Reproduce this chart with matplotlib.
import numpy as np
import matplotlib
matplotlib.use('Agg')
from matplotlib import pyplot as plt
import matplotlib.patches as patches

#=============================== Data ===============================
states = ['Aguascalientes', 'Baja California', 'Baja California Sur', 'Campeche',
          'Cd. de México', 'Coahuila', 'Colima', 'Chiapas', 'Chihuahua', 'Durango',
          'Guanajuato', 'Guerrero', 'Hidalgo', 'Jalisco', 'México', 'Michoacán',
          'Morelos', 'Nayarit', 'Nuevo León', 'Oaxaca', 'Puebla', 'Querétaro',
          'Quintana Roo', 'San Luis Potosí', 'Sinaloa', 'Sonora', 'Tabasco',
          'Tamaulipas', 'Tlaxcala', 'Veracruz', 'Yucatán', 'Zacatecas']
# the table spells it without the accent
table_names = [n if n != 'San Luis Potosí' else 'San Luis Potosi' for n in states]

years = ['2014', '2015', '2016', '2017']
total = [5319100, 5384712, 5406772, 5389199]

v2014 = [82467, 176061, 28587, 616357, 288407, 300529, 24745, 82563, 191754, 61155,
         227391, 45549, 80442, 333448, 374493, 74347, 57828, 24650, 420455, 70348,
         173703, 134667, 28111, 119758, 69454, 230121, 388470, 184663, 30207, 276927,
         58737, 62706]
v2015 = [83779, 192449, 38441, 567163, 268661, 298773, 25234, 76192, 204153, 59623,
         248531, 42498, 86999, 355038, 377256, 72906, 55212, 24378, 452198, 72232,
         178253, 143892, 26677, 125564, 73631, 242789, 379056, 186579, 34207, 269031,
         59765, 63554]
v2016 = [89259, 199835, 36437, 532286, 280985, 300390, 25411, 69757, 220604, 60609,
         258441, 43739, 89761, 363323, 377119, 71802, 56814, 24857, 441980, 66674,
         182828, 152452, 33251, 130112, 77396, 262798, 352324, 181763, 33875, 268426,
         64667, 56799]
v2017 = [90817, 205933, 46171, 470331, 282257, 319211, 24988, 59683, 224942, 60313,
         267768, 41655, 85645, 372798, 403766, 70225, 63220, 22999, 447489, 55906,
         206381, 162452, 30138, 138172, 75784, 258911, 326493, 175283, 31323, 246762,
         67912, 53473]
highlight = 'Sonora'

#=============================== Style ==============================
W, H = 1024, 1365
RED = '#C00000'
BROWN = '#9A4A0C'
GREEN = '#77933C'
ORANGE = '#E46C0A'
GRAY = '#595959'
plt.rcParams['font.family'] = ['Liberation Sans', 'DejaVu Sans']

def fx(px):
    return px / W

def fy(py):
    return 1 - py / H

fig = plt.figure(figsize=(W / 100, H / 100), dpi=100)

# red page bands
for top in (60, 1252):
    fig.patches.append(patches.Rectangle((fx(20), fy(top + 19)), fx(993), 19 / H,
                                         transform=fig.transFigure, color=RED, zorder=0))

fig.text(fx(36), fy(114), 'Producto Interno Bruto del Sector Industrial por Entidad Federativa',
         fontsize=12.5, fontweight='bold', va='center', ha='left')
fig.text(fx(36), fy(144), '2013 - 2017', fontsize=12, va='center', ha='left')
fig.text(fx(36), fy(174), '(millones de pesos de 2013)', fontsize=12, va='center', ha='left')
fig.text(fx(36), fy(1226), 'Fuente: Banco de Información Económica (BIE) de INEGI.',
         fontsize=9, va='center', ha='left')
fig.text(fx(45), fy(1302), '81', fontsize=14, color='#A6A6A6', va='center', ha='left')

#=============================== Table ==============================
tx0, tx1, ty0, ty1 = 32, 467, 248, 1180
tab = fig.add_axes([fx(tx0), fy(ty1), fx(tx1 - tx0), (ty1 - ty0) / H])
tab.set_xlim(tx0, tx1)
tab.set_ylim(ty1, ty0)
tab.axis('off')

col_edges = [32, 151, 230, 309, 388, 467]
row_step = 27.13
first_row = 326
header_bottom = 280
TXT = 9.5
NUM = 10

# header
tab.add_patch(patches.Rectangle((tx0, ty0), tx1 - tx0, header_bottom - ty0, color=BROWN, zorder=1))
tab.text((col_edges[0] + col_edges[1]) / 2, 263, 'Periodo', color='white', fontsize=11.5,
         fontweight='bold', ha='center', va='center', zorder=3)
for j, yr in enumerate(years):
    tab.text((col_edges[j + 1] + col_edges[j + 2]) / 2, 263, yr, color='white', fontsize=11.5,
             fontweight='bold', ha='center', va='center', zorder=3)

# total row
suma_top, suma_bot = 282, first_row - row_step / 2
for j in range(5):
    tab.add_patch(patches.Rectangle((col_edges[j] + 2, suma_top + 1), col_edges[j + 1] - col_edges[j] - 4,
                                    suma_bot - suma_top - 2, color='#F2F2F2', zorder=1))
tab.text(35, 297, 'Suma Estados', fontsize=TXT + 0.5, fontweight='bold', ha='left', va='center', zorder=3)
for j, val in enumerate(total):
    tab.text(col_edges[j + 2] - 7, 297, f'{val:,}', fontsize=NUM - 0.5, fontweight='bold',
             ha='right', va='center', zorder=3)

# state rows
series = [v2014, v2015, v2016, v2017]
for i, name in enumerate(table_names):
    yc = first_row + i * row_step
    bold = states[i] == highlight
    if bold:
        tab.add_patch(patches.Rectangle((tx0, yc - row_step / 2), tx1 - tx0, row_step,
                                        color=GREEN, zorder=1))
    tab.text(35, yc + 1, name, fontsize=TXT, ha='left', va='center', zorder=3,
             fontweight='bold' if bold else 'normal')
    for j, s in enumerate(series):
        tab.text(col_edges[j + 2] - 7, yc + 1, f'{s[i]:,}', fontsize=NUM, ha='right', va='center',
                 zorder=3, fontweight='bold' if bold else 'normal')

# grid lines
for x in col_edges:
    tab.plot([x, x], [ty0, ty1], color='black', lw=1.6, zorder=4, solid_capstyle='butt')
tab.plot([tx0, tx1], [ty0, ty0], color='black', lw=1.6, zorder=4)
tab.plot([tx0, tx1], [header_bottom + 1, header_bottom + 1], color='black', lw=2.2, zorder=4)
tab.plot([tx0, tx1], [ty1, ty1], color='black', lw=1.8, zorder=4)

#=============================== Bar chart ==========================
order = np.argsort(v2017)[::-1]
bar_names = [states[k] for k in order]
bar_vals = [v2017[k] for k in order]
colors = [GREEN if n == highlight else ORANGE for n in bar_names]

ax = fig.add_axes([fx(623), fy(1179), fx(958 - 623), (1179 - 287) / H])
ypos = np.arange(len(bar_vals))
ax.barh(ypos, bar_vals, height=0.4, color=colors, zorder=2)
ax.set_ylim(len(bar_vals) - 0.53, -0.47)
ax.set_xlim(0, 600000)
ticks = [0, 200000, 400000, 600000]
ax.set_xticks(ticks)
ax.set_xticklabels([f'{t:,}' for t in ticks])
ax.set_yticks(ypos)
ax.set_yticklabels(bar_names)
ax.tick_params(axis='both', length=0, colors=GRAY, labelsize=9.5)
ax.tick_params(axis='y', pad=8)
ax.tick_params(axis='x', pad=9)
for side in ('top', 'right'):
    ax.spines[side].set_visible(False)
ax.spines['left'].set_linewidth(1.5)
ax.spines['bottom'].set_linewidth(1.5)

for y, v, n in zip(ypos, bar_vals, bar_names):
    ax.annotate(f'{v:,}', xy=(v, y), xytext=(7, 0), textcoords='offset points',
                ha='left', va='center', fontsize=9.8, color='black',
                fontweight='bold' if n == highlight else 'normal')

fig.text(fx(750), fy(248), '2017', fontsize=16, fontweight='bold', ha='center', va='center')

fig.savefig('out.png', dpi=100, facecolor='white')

• _Task objective_: Quote exactly the first line of the data and every line after it through the one holding "total = [5319100, 5384712, 5406772, 5389199]".

• _Written response_:
Reproduce this chart with matplotlib.
import numpy as np
import matplotlib
matplotlib.use('Agg')
from matplotlib import pyplot as plt
import matplotlib.patches as patches

#=============================== Data ===============================
states = ['Aguascalientes', 'Baja California', 'Baja California Sur', 'Campeche',
          'Cd. de México', 'Coahuila', 'Colima', 'Chiapas', 'Chihuahua', 'Durango',
          'Guanajuato', 'Guerrero', 'Hidalgo', 'Jalisco', 'México', 'Michoacán',
          'Morelos', 'Nayarit', 'Nuevo León', 'Oaxaca', 'Puebla', 'Querétaro',
          'Quintana Roo', 'San Luis Potosí', 'Sinaloa', 'Sonora', 'Tabasco',
          'Tamaulipas', 'Tlaxcala', 'Veracruz', 'Yucatán', 'Zacatecas']
# the table spells it without the accent
table_names = [n if n != 'San Luis Potosí' else 'San Luis Potosi' for n in states]

years = ['2014', '2015', '2016', '2017']
total = [5319100, 5384712, 5406772, 5389199]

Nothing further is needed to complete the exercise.